I doubt that blaming the consumer is helpful. Stuff like fat shaming usually backfires. And leads to us-vs-them polarization.

Plus, are consumers really to blame when choices are constrained by others?

Plus, it absolves the actual villains. No different than the industry funded rhetoric around plastic recycling and carbon footprint. As though Big Ag is only responding to consumer demand, and is other wise powerless to effect change.

We need to find more effective strategies for constructive policymaking. Blame and shame isn't working.

Our current food pyramid is the result of industrial policy choices. Perhaps we can make other choices. Perhaps by demanding a seat at the table.

> I doubt that blaming the consumer is helpful. Stuff like fat shaming usually backfires. And leads to us-vs-them polarization.

I'm not blaming the customer. I'm simply pointing out that we can do a lot for the meaningful change by "voting with our wallet".

[https://www.grocerygazette.co.uk/2022/01/25/43-of-brits-plan... - 43% of Brits plan to reduce meat consumption in 2022] [https://www.bbc.co.uk/news/science-environment-58831636 - UK public now eating significantly less meat] [https://www.plantproteins.co/vegan-plant-based-diet-statisti... - As many as 6% of U.S. consumers say they are vegan — a 6x (500%) increase compared to just 1% in 2014.1]

> Plus, it absolves the actual villains.
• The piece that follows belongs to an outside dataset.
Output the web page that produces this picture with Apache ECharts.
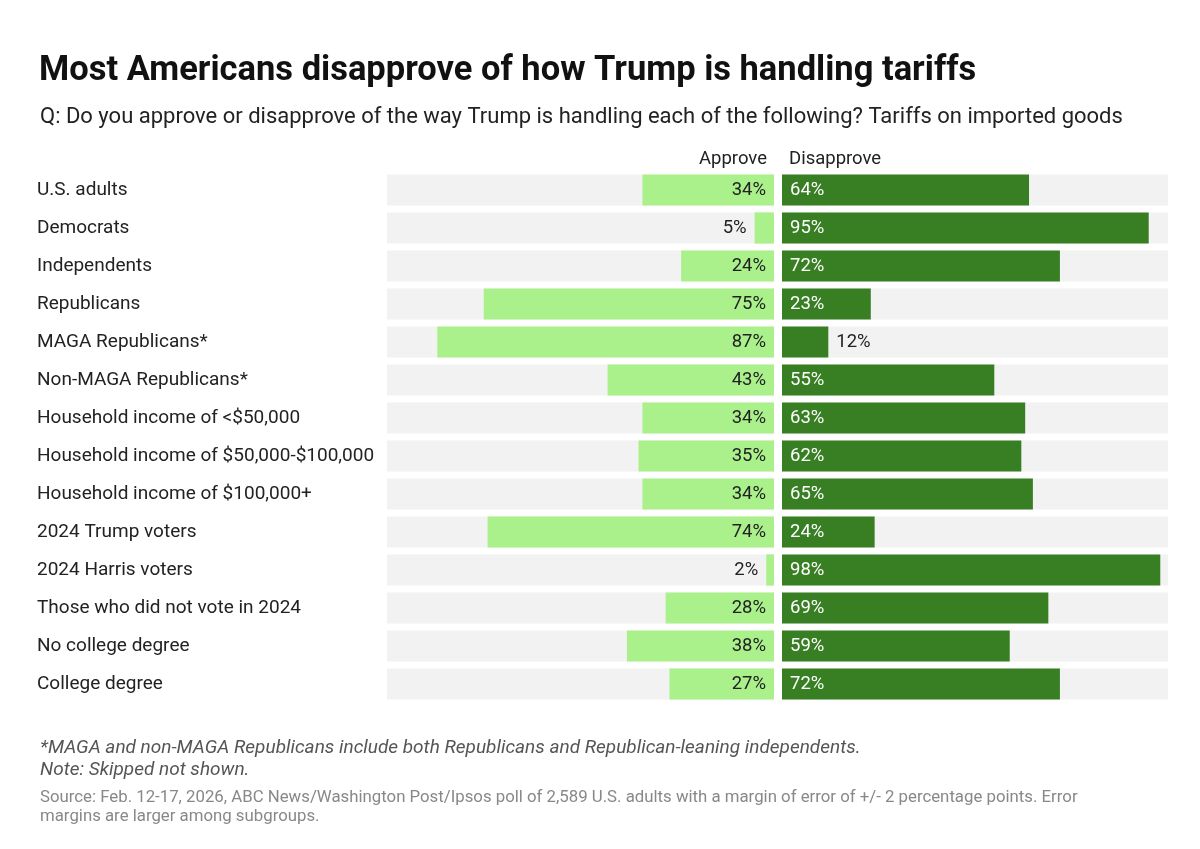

No different than the industry funded rhetoric around plastic recycling and carbon footprint. As though Big Ag is only responding to consumer demand, and is other wise powerless to effect change. > As though Big Ag is only responding to consumer demand, and is other wise powerless to effect change.
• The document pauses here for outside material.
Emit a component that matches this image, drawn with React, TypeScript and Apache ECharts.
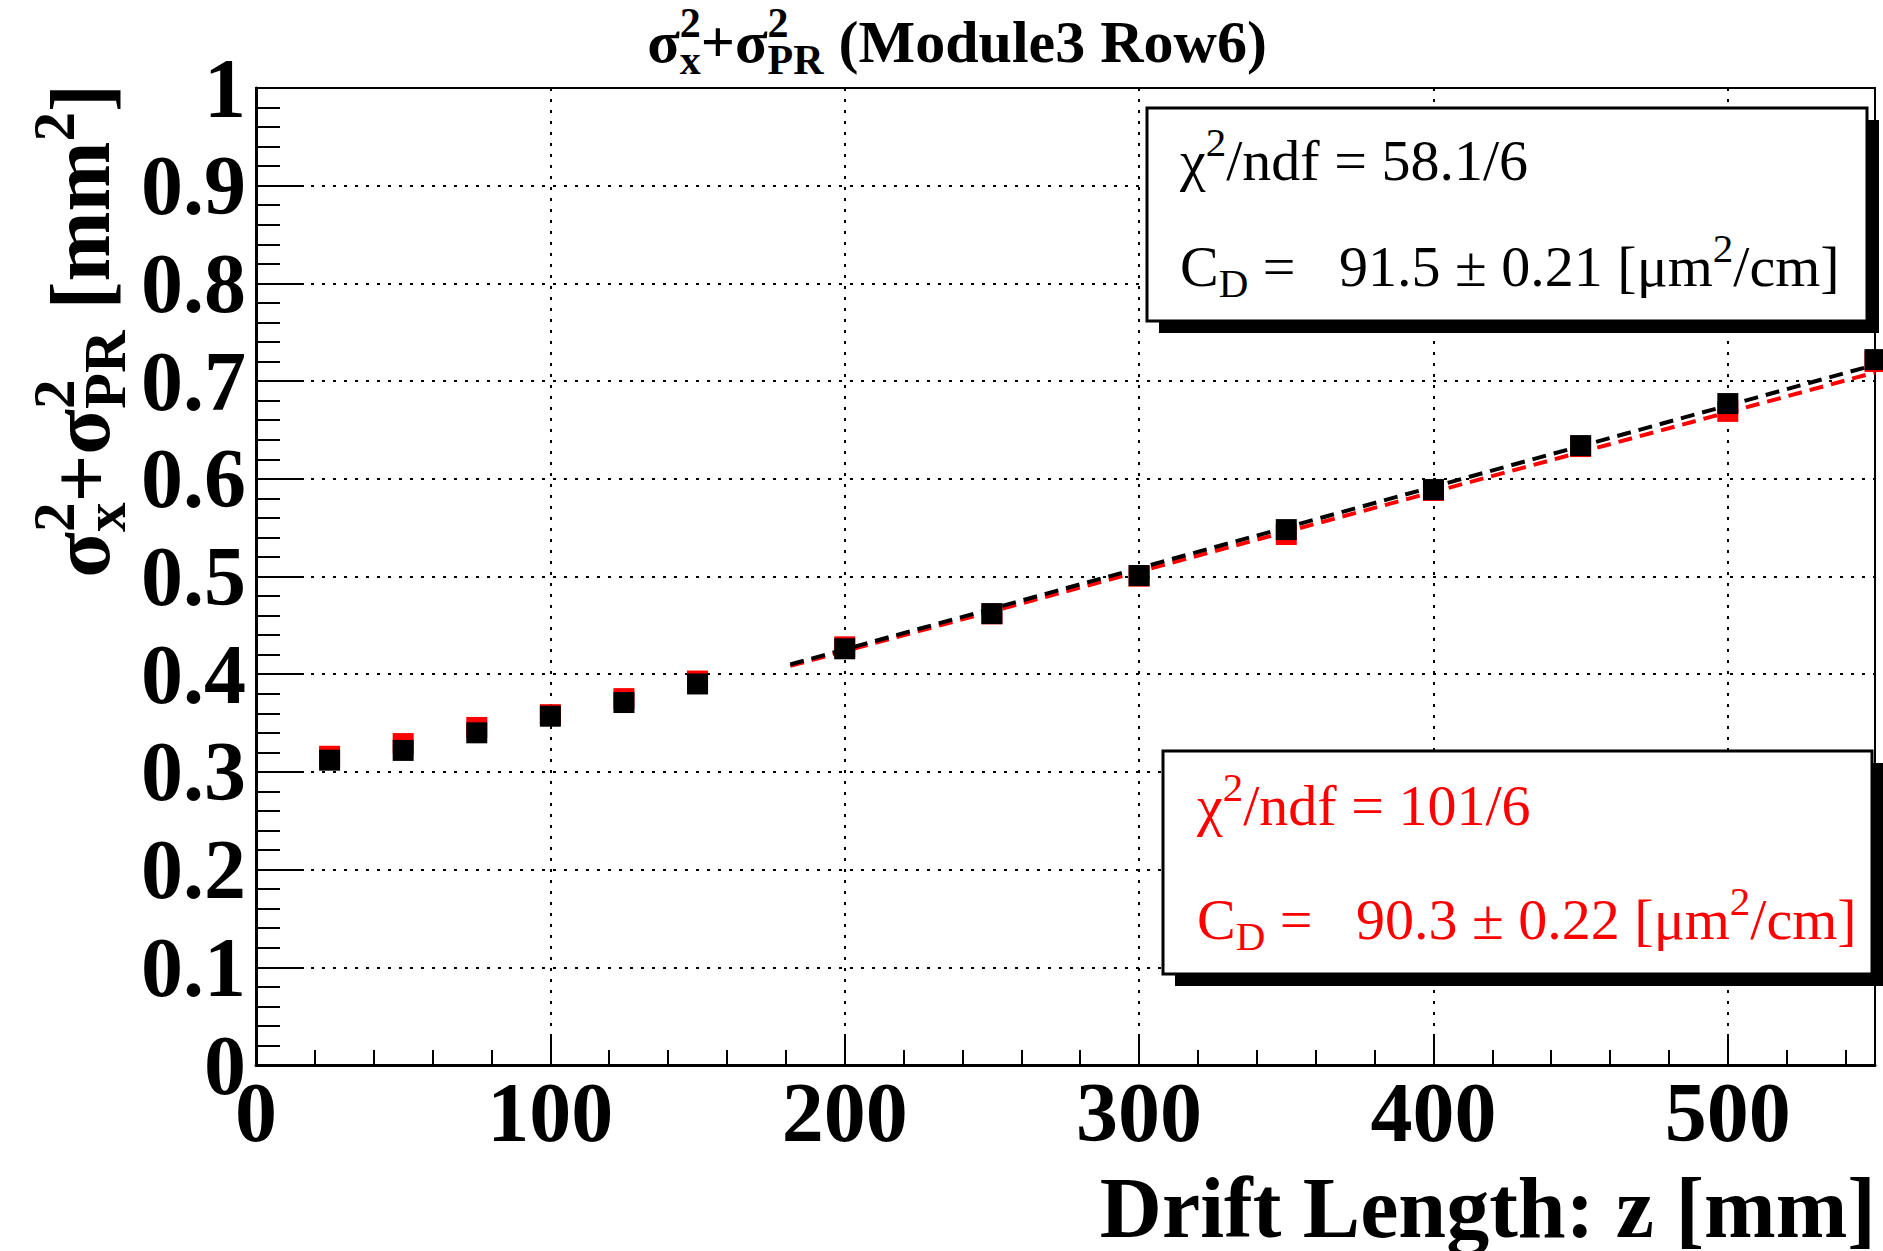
import React, { useEffect, useRef } from 'react';
import * as echarts from 'echarts';

// ---- data ----
const driftZ = [25, 50, 75, 100, 125, 150, 200, 250, 300, 350, 400, 450, 500, 550];
const sigmaBlack = [0.312, 0.322, 0.340, 0.357, 0.371, 0.390, 0.426, 0.462, 0.501, 0.548, 0.589, 0.634, 0.677, 0.722];
const sigmaRed = [0.316, 0.329, 0.3455, 0.3586, 0.375, 0.393, 0.428, 0.4618, 0.5003, 0.543, 0.588, 0.633, 0.669, 0.720];
const fitBlackZ = [181.5, 550];
const fitBlackY = [0.410, 0.7167];
const fitRedZ = [181.5, 550];
const fitRedY = [0.4085, 0.7088];
const xTickLabels = [0, 100, 200, 300, 400, 500];
const statBlack = { chi: '58.1/6', cd: '91.5 ± 0.21' };
const statRed = { chi: '101/6', cd: '90.3 ± 0.22' };

const FONT = '"Liberation Serif", "Times New Roman", serif';
const RED = '#ff0000';

let measureCtx: CanvasRenderingContext2D | null = null;
function tw(text: string, size: number, weight: string) {
  if (!measureCtx) measureCtx = document.createElement('canvas').getContext('2d');
  measureCtx!.font = `${weight} ${size}px "Liberation Serif"`;
  return measureCtx!.measureText(text).width;
}

type Piece = { t?: string; sup?: string; sub?: string; g?: number };

function layout(pieces: Piece[], S: number, weight: string, color: string, x0: number, y0: number, align: 'left' | 'right' | 'center', z = 50) {
  const s = Math.round(S * 0.7);
  const widths = pieces.map((p) => {
    if (p.g !== undefined) return p.g * S;
    if (p.t !== undefined) return tw(p.t, S, weight);
    return Math.max(p.sup ? tw(p.sup, s, weight) : 0, p.sub ? tw(p.sub, s, weight) : 0);
  });
  const total = widths.reduce((a, b) => a + b, 0);
  let x = align === 'left' ? x0 : align === 'right' ? x0 - total : x0 - total / 2;
  const els: any[] = [];
  const mk = (text: string, px: number, py: number, size: number) => ({
    type: 'text', x: px, y: py, silent: true, z,
    style: { text, fontSize: size, fontFamily: FONT, fontWeight: weight, fill: color, align: 'left', verticalAlign: 'middle' },
  });
  pieces.forEach((p, i) => {
    if (p.t !== undefined) els.push(mk(p.t, x, y0, S));
    else if (p.g === undefined) {
      if (p.sup) els.push(mk(p.sup, x, y0 - 0.31 * S, s));
      if (p.sub) els.push(mk(p.sub, x, y0 + 0.3 * S, s));
    }
    x += widths[i];
  });
  return els;
}

function statBox(x: number, y: number, w: number, h: number, color: string, chi: string, cd: string, tx: number, y1: number, y2: number) {
  const S = 58;
  return [
    { type: 'rect', shape: { x: x + 12, y: y + 12, width: w, height: h }, style: { fill: '#000' }, silent: true, z: 100 },
    { type: 'rect', shape: { x, y, width: w, height: h }, style: { fill: '#fff', stroke: '#000', lineWidth: 3 }, silent: true, z: 101 },
    ...layout([{ t: 'χ' }, { sup: '2' }, { t: '/ndf = ' + chi }], S, 'normal', color, tx, y1, 'left', 110),
    ...layout([{ t: 'C' }, { sub: 'D' }, { g: 0.25 }, { t: '=' }, { g: 0.75 }, { t: cd + ' [μm' }, { sup: '2' }, { t: '/cm]' }], S, 'normal', color, tx, y2, 'left', 110),
  ];
}

export default function App() {
  const ref = useRef<HTMLDivElement>(null);
  useEffect(() => {
    if (!ref.current) return;
    const chart = echarts.init(ref.current, null, { renderer: 'svg' });
    const axisLineStyle = { color: '#000', width: 3 };
    const tickStyle = { color: '#000', width: 2 };
    const gridStyle = { color: '#000', width: 2, type: [3, 8] as any };
    const labelStyle = { color: '#000', fontFamily: FONT, fontWeight: 'bold' as const, fontSize: 84 };

    const title = layout(
      [{ t: 'σ' }, { sup: '2', sub: 'x' }, { t: '+σ' }, { sup: '2', sub: 'PR' }, { g: 0.25 }, { t: '(Module3 Row6)' }],
      60, 'bold', '#000', 957, 42, 'center');
    const yTitle = layout(
      [{ t: 'σ' }, { sup: '2', sub: 'x' }, { t: '+σ' }, { sup: '2', sub: 'PR' }, { g: 0.25 }, { t: '[mm' }, { sup: '2' }, { t: ']' }],
      84, 'bold', '#000', 0, 0, 'right');
    const xTitle = layout([{ t: 'Drift Length: z [mm]' }], 86, 'bold', '#000', 1876, 1208, 'right');

    chart.setOption({
      animation: false,
      backgroundColor: '#fff',
      grid: { left: 256, top: 88, width: 1619, height: 977, show: true, borderColor: '#000', borderWidth: 2, backgroundColor: 'transparent', containLabel: false },
      xAxis: [
        {
          type: 'value', min: 0, max: 550, interval: 100, position: 'bottom',
          axisLine: { show: true, onZero: false, lineStyle: axisLineStyle },
          axisTick: { show: true, inside: true, length: 29, lineStyle: tickStyle },
          axisLabel: { ...labelStyle, margin: 5, showMaxLabel: false, formatter: (v: number) => (xTickLabels.includes(v) ? String(v) : '') },
          splitLine: { show: true, lineStyle: gridStyle },
        },
        {
          type: 'value', min: 0, max: 550, interval: 20, position: 'bottom',
          axisLine: { show: false, onZero: false },
          axisTick: { show: true, inside: true, length: 15, lineStyle: tickStyle },
          axisLabel: { show: false },
          splitLine: { show: false },
        },
      ],
      yAxis: {
        type: 'value', min: 0, max: 1, interval: 0.1,
        axisLine: { show: true, onZero: false, lineStyle: axisLineStyle },
        axisTick: { show: true, inside: true, length: 48, lineStyle: tickStyle },
        minorTick: { show: true, splitNumber: 5, length: 24, lineStyle: tickStyle },
        axisLabel: { ...labelStyle, margin: 10 },
        splitLine: { show: true, lineStyle: gridStyle },
      },
      series: [
        {
          type: 'scatter', name: 'red', symbol: 'rect', symbolSize: 21, clip: false, z: 2,
          itemStyle: { color: RED, opacity: 1 },
          data: driftZ.map((z, i) => [z, sigmaRed[i]]),
        },
        {
          type: 'line', name: 'redFit', showSymbol: false, z: 3,
          lineStyle: { color: RED, width: 4, type: [14, 8] as any },
          data: fitRedZ.map((z, i) => [z, fitRedY[i]]),
        },
        {
          type: 'scatter', name: 'black', symbol: 'rect', symbolSize: 21, clip: false, z: 4,
          itemStyle: { color: '#000', opacity: 1 },
          data: driftZ.map((z, i) => [z, sigmaBlack[i]]),
        },
        {
          type: 'line', name: 'blackFit', showSymbol: false, z: 5,
          lineStyle: { color: '#000', width: 4, type: [14, 8] as any },
          data: fitBlackZ.map((z, i) => [z, fitBlackY[i]]),
        },
      ],
      graphic: [
        ...title,
        { type: 'group', x: 80, y: 84, rotation: Math.PI / 2, children: yTitle },
        ...xTitle,
        ...statBox(1147, 108, 720, 213, '#000', statBlack.chi, statBlack.cd, 1180, 160, 266),
        ...statBox(1163, 751, 709, 223, RED, statRed.chi, statRed.cd, 1197, 805, 919),
      ],
    });
    return () => chart.dispose();
  }, []);
  return <div ref={ref} style={{ position: 'fixed', left: 0, top: 0, width: 1883, height: 1251, background: '#fff' }} />;
}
Plastic recycling is a ruse brought up by plastic manufacturers. It delayed meaningful action for decades.

The current situation with meat/dairy production is caused by BigAg lobying for subsidies, cementing its position with laws & institutions. They won't change on their own. They would like to seem like they do, but it's just a play we've already seen with cigatette manufactures, banks and oil/plastic producers. They are in it for the money. We need to remove that money.

I agree that we need to change the rules, but I've lost trust in our govermental systems long time ago.

> Our current food pyramid is the result of industrial policy choices. Perhaps we can make other choices. Perhaps by demanding a seat at the table.

Be the change you want to see in the world. If enough of us can change, the world will change.